*Exercise goal*
Everything in the listing except the pictures should be written out exactly.

* Start *

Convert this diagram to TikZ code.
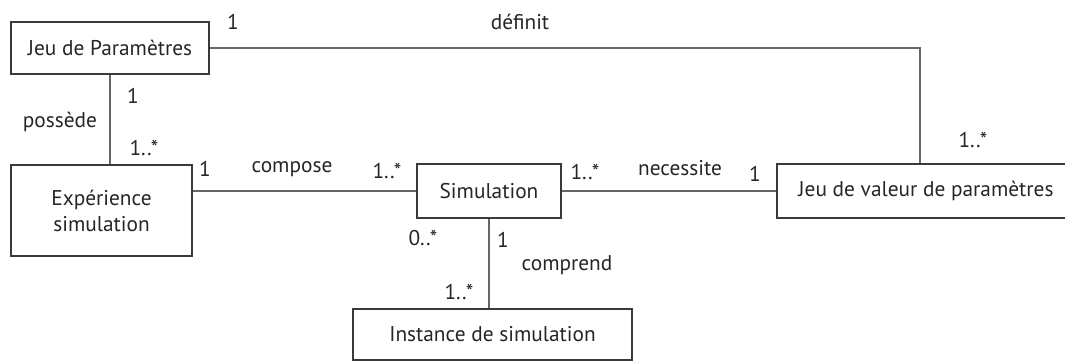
\documentclass[tikz,border=0pt]{standalone}
\usepackage{fontspec}
\setmainfont{PT Sans}
\usetikzlibrary{positioning,calc}
\definecolor{txtgray}{HTML}{262626}
\definecolor{boxgray}{HTML}{3A3A3A}
\definecolor{linegray}{HTML}{666666}

\begin{document}
\begin{tikzpicture}[x=0.75pt, y=-0.75pt,
  every node/.style={font=\fontsize{16}{19.5}\selectfont, text=txtgray, inner sep=0pt},
  box/.style={draw=boxgray, line width=1.4pt, rectangle, align=center, fill=white},
  lbl/.style={draw=none},
  assoc/.style={draw=linegray, line width=1.5pt}]
\clip (0,0) rectangle (1065,362);
\fill[white] (0,0) rectangle (1065,362);
% classes
\node (jp) [box, minimum width=148.5pt, minimum height=39pt] at (110,48) {Jeu de Paramètres};
\node (exp) [box, minimum width=135.75pt, minimum height=68.25pt] at (101.5,210.5) {Expérience\\simulation};
\node (sim) [box, minimum width=108pt, minimum height=40.5pt] at (489,191) {Simulation};
\node (jv) [box, minimum width=223.5pt, minimum height=40.5pt] at (926,191) {Jeu de valeur de paramètres};
\node (inst) [box, minimum width=209.25pt, minimum height=38.25pt] at (492.5,334.5) {Instance de simulation};
\coordinate (bend) at (920,48);
% associations
\draw[assoc] (jp.east) -- (bend) -- (bend |- jv.north);
\draw[assoc] (jp.south) -- (jp.south |- exp.north);
\draw[assoc] (exp.east |- sim.west) -- (sim.west);
\draw[assoc] (sim.east) -- (jv.west);
\draw[assoc] (sim.south) -- (sim.south |- inst.north);
% labels
\node (m1) [lbl] at (233,22) {1};
\node (def) [lbl] at (520,22) {définit};
\node (m2) [lbl] at (133,96) {1};
\node (pos) [lbl] at (60,122) {possède};
\node (m3) [lbl] at (144,148) {1..*};
\node (m4) [lbl] at (205,169) {1};
\node (comp) [lbl] at (292,169) {compose};
\node (m5) [lbl] at (387,171) {1..*};
\node (m6) [lbl] at (585,172) {1..*};
\node (nec) [lbl] at (680,168) {necessite};
\node (m7) [lbl] at (755,174) {1};
\node (m8) [lbl] at (973,140) {1..*};
\node (m9) [lbl] at (423,238) {0..*};
\node (m10) [lbl] at (503,240) {1};
\node (compr) [lbl] at (567,265) {comprend};
\node (m11) [lbl] at (459,292) {1..*};
\end{tikzpicture}
\end{document}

* End *

*Response*
Convert this diagram to TikZ code.
\documentclass[tikz,border=0pt]{standalone}
\usepackage{fontspec}
\setmainfont{PT Sans}
\usetikzlibrary{positioning,calc}
\definecolor{txtgray}{HTML}{262626}
\definecolor{boxgray}{HTML}{3A3A3A}
\definecolor{linegray}{HTML}{666666}

\begin{document}
\begin{tikzpicture}[x=0.75pt, y=-0.75pt,
  every node/.style={font=\fontsize{16}{19.5}\selectfont, text=txtgray, inner sep=0pt},
  box/.style={draw=boxgray, line width=1.4pt, rectangle, align=center, fill=white},
  lbl/.style={draw=none},
  assoc/.style={draw=linegray, line width=1.5pt}]
\clip (0,0) rectangle (1065,362);
\fill[white] (0,0) rectangle (1065,362);
% classes
\node (jp) [box, minimum width=148.5pt, minimum height=39pt] at (110,48) {Jeu de Paramètres};
\node (exp) [box, minimum width=135.75pt, minimum height=68.25pt] at (101.5,210.5) {Expérience\\simulation};
\node (sim) [box, minimum width=108pt, minimum height=40.5pt] at (489,191) {Simulation};
\node (jv) [box, minimum width=223.5pt, minimum height=40.5pt] at (926,191) {Jeu de valeur de paramètres};
\node (inst) [box, minimum width=209.25pt, minimum height=38.25pt] at (492.5,334.5) {Instance de simulation};
\coordinate (bend) at (920,48);
% associations
\draw[assoc] (jp.east) -- (bend) -- (bend |- jv.north);
\draw[assoc] (jp.south) -- (jp.south |- exp.north);
\draw[assoc] (exp.east |- sim.west) -- (sim.west);
\draw[assoc] (sim.east) -- (jv.west);
\draw[assoc] (sim.south) -- (sim.south |- inst.north);
% labels
\node (m1) [lbl] at (233,22) {1};
\node (def) [lbl] at (520,22) {définit};
\node (m2) [lbl] at (133,96) {1};
\node (pos) [lbl] at (60,122) {possède};
\node (m3) [lbl] at (144,148) {1..*};
\node (m4) [lbl] at (205,169) {1};
\node (comp) [lbl] at (292,169) {compose};
\node (m5) [lbl] at (387,171) {1..*};
\node (m6) [lbl] at (585,172) {1..*};
\node (nec) [lbl] at (680,168) {necessite};
\node (m7) [lbl] at (755,174) {1};
\node (m8) [lbl] at (973,140) {1..*};
\node (m9) [lbl] at (423,238) {0..*};
\node (m10) [lbl] at (503,240) {1};
\node (compr) [lbl] at (567,265) {comprend};
\node (m11) [lbl] at (459,292) {1..*};
\end{tikzpicture}
\end{document}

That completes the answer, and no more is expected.